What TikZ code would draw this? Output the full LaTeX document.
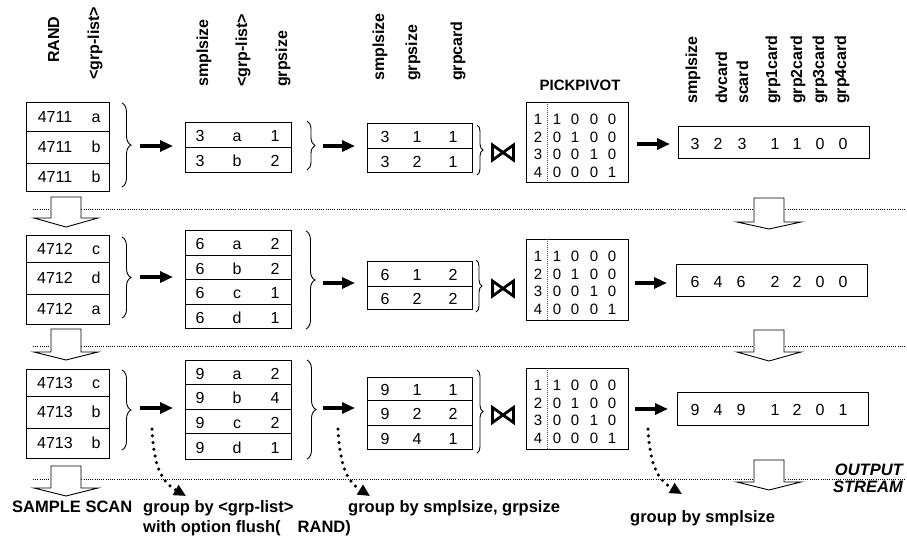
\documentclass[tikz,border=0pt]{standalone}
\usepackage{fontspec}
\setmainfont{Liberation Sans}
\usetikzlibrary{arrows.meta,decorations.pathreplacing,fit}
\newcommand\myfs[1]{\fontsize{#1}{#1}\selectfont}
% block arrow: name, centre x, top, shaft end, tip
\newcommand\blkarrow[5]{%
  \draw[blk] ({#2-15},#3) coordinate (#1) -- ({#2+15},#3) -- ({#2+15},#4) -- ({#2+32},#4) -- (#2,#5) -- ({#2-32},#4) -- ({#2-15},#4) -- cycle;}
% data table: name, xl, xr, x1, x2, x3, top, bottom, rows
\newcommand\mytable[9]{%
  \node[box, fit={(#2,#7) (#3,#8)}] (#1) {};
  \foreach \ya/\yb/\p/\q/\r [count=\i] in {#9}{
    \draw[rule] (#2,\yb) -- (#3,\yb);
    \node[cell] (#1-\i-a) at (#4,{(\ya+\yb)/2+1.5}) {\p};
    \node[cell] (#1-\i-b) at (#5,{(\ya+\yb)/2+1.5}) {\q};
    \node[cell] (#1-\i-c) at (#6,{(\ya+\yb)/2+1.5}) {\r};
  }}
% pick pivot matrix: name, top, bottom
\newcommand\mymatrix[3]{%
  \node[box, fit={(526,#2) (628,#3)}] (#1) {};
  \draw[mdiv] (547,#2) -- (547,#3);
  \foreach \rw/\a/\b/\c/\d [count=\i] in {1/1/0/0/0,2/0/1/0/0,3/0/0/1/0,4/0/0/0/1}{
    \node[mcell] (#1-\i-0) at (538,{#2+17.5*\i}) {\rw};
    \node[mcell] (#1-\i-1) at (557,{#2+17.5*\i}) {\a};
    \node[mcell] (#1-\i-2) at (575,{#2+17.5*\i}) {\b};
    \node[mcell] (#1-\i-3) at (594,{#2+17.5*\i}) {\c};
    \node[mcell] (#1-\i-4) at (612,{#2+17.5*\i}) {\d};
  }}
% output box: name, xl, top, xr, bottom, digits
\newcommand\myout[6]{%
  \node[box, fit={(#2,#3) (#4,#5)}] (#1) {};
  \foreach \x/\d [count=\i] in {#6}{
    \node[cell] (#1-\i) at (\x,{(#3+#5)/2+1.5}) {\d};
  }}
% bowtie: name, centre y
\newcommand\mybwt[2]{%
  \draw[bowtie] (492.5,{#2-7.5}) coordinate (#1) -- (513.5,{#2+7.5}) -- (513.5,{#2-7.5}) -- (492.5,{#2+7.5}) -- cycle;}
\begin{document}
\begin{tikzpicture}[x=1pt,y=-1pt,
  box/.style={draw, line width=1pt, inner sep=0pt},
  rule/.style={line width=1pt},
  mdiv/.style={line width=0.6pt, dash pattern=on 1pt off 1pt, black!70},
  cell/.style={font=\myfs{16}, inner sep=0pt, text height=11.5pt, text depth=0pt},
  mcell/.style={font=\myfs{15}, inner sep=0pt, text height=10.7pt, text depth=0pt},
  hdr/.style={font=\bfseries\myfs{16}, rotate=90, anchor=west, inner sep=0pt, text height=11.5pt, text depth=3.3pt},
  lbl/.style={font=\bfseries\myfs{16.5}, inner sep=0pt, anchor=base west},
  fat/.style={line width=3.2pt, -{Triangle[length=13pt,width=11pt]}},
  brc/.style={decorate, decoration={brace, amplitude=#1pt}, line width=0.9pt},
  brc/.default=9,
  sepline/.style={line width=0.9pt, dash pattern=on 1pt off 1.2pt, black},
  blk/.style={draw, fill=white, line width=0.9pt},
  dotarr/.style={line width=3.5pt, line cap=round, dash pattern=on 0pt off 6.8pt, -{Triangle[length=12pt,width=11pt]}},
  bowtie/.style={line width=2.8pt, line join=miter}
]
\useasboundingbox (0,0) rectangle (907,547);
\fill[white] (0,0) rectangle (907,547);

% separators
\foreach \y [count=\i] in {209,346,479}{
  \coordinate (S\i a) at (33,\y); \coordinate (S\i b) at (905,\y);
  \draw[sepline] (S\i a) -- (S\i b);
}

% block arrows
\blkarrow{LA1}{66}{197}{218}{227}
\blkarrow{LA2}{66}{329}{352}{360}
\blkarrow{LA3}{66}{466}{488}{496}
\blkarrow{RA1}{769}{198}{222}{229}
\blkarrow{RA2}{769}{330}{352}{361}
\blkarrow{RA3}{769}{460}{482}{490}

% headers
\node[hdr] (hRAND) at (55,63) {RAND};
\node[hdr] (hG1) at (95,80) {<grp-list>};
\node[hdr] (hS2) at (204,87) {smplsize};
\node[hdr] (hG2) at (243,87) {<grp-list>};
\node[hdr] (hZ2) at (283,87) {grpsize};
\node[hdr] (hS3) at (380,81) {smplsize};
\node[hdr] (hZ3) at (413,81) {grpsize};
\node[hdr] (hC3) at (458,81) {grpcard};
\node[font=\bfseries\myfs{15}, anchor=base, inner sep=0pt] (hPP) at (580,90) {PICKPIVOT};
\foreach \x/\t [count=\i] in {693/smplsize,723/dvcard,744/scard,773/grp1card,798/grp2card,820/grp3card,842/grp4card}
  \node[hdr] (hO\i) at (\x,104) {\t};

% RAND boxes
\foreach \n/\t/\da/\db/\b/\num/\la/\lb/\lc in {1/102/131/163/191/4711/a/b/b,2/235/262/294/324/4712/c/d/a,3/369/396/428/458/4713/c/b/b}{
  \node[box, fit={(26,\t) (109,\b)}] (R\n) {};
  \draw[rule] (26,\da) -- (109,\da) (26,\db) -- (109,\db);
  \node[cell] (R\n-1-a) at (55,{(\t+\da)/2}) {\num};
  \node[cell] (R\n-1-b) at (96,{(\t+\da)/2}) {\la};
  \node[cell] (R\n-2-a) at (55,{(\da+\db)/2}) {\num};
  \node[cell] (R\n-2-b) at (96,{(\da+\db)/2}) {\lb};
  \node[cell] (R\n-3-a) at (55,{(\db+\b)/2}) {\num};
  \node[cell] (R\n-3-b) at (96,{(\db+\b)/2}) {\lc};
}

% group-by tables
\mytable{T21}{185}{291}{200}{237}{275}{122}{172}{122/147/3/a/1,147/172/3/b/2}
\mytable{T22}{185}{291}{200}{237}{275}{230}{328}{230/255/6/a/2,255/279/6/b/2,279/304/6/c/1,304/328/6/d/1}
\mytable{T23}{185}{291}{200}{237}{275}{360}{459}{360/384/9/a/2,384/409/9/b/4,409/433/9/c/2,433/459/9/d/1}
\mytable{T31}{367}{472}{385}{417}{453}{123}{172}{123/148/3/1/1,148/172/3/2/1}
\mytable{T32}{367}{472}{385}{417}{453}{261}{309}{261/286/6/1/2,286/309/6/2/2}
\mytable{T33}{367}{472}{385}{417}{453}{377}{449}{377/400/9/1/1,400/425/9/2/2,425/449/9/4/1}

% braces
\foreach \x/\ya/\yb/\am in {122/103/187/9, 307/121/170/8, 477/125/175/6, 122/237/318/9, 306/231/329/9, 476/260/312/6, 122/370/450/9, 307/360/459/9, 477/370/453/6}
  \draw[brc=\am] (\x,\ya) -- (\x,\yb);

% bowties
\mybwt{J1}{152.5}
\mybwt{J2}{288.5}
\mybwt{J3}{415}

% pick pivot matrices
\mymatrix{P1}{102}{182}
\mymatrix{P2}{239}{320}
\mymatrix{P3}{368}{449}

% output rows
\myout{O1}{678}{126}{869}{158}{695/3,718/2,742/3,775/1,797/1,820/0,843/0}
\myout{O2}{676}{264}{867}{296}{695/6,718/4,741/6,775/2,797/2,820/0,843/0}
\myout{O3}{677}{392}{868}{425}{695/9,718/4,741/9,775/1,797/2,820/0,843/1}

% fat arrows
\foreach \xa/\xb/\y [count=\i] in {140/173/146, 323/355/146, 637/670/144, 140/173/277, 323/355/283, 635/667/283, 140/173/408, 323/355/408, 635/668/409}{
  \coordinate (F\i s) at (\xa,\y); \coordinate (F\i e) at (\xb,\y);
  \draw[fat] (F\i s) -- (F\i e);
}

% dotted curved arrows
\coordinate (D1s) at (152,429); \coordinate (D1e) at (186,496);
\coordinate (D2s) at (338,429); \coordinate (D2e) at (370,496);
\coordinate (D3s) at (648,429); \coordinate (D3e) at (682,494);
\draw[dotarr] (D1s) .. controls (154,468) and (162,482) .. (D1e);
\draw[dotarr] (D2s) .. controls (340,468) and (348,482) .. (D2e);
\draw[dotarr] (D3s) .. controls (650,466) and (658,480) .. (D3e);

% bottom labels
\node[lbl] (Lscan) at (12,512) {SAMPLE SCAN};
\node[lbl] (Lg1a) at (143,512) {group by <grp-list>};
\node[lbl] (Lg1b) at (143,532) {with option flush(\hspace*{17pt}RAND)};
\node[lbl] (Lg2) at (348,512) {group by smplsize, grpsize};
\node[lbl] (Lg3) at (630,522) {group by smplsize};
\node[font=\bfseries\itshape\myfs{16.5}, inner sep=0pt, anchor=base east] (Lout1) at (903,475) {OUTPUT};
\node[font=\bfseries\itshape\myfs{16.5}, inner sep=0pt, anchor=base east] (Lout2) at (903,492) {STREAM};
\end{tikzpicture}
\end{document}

════════

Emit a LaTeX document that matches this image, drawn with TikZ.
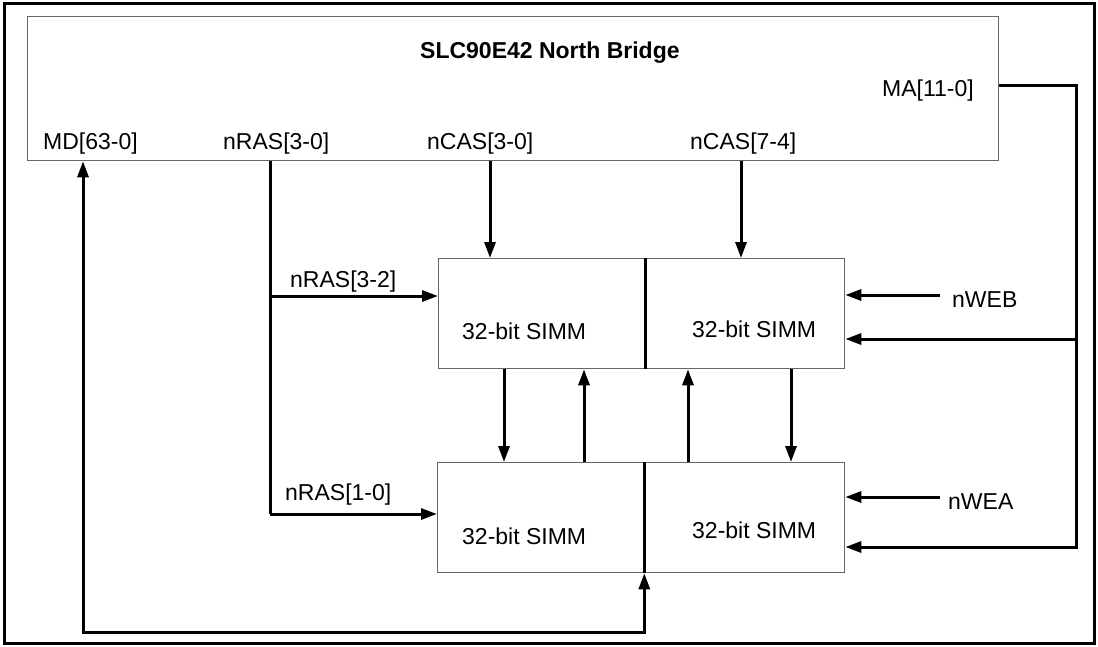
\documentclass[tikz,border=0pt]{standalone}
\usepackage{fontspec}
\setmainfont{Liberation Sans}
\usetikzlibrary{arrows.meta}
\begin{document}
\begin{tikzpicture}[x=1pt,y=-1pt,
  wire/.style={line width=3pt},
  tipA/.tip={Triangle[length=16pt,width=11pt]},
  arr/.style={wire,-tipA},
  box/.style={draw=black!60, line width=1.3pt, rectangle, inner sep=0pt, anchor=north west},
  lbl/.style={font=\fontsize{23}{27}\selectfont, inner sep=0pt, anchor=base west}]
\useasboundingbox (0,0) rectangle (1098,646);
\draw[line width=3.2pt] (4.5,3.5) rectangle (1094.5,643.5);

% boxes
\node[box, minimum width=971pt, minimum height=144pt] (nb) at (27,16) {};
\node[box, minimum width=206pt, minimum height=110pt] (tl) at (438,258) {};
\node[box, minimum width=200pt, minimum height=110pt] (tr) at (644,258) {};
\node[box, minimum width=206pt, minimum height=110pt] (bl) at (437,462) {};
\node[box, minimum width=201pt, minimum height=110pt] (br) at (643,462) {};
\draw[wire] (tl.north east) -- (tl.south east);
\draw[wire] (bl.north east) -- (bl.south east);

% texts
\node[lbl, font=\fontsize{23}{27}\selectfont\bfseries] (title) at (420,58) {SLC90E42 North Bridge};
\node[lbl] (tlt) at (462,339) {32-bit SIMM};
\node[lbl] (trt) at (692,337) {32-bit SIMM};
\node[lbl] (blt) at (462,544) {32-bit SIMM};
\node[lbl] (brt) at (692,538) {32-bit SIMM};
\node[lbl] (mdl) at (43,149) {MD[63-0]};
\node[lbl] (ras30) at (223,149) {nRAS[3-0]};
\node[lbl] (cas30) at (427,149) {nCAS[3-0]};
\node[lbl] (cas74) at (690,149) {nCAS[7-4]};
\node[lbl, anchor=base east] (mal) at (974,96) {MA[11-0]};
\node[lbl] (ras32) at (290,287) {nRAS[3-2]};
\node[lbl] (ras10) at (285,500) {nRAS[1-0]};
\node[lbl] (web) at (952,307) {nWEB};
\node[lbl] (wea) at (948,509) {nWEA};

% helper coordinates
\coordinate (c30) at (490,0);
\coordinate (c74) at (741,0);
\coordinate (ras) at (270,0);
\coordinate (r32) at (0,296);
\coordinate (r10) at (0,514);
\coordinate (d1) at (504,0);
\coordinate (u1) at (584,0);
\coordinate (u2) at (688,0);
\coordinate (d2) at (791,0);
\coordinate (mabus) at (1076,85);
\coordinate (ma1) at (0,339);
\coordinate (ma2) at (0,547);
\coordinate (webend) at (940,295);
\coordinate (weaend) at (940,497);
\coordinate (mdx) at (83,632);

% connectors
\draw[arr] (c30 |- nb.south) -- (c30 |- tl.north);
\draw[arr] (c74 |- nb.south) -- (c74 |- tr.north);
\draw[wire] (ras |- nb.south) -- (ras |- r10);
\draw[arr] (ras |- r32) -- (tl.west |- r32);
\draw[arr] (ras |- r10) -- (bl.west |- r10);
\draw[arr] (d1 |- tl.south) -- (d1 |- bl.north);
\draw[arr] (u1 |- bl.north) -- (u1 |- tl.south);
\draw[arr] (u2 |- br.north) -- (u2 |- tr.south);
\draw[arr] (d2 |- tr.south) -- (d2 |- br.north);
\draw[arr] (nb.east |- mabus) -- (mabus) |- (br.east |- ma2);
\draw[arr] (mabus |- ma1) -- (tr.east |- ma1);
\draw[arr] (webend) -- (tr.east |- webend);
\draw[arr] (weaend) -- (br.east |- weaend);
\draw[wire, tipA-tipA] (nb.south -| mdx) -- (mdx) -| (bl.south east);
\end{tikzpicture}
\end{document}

════════

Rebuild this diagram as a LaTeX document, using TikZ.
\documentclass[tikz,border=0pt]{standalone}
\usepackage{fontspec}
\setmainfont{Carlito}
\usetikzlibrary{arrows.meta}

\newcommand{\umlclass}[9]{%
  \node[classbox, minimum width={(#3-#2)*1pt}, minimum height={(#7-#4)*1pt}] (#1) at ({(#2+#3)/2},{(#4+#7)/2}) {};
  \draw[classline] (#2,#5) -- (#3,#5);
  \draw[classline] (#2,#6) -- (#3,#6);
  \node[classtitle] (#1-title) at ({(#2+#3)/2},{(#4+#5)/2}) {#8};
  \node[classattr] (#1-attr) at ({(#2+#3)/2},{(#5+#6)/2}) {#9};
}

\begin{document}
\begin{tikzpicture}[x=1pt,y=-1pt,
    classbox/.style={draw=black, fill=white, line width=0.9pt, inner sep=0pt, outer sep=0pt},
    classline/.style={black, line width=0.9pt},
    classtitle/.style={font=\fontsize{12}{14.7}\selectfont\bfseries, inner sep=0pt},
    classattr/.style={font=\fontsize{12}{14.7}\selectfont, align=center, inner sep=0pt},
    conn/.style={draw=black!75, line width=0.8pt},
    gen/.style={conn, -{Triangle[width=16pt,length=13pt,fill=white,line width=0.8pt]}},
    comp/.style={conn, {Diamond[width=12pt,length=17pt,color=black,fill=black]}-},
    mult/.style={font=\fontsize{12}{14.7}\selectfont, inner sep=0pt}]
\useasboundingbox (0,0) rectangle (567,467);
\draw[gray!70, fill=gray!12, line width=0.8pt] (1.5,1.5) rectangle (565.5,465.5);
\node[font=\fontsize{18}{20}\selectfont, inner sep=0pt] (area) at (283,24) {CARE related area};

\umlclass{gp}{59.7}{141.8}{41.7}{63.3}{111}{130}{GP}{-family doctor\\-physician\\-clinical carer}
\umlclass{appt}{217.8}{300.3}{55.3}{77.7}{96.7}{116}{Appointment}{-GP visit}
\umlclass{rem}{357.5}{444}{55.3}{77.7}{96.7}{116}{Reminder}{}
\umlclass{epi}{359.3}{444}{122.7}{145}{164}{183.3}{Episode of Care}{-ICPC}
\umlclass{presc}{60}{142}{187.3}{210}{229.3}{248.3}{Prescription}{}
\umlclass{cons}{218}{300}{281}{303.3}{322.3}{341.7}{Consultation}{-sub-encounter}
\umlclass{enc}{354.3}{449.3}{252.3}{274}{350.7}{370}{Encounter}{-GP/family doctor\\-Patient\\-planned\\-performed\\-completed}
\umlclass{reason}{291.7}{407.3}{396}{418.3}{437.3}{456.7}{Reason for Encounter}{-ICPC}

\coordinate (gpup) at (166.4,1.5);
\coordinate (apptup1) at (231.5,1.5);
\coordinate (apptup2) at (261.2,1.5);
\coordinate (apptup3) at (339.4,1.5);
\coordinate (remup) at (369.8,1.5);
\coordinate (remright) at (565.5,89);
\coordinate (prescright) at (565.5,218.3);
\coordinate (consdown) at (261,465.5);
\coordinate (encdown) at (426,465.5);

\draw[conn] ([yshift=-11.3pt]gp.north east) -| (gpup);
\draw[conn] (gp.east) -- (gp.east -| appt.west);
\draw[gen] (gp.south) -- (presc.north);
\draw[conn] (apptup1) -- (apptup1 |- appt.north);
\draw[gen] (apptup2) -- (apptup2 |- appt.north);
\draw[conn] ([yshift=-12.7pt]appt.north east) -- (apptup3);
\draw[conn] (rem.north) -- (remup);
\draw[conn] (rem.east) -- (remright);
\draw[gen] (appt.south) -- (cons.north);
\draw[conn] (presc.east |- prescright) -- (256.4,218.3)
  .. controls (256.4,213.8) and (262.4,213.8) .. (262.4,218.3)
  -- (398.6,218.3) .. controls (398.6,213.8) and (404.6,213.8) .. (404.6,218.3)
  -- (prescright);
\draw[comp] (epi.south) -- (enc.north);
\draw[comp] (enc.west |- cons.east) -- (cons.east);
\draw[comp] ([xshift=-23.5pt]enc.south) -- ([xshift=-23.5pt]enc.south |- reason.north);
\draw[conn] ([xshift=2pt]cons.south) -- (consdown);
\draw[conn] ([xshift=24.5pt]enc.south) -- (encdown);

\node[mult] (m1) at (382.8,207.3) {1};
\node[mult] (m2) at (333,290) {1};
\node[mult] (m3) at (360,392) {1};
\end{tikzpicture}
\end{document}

════════

EXERCISE TASK
Reproduce, word for word, only the lines in the records above from the line with "Emit a LaTeX" through the line with "-- (bl.south east);", including both ends; omit the pictures.

IN RESPONSE
Emit a LaTeX document that matches this image, drawn with TikZ.
\documentclass[tikz,border=0pt]{standalone}
\usepackage{fontspec}
\setmainfont{Liberation Sans}
\usetikzlibrary{arrows.meta}
\begin{document}
\begin{tikzpicture}[x=1pt,y=-1pt,
  wire/.style={line width=3pt},
  tipA/.tip={Triangle[length=16pt,width=11pt]},
  arr/.style={wire,-tipA},
  box/.style={draw=black!60, line width=1.3pt, rectangle, inner sep=0pt, anchor=north west},
  lbl/.style={font=\fontsize{23}{27}\selectfont, inner sep=0pt, anchor=base west}]
\useasboundingbox (0,0) rectangle (1098,646);
\draw[line width=3.2pt] (4.5,3.5) rectangle (1094.5,643.5);

% boxes
\node[box, minimum width=971pt, minimum height=144pt] (nb) at (27,16) {};
\node[box, minimum width=206pt, minimum height=110pt] (tl) at (438,258) {};
\node[box, minimum width=200pt, minimum height=110pt] (tr) at (644,258) {};
\node[box, minimum width=206pt, minimum height=110pt] (bl) at (437,462) {};
\node[box, minimum width=201pt, minimum height=110pt] (br) at (643,462) {};
\draw[wire] (tl.north east) -- (tl.south east);
\draw[wire] (bl.north east) -- (bl.south east);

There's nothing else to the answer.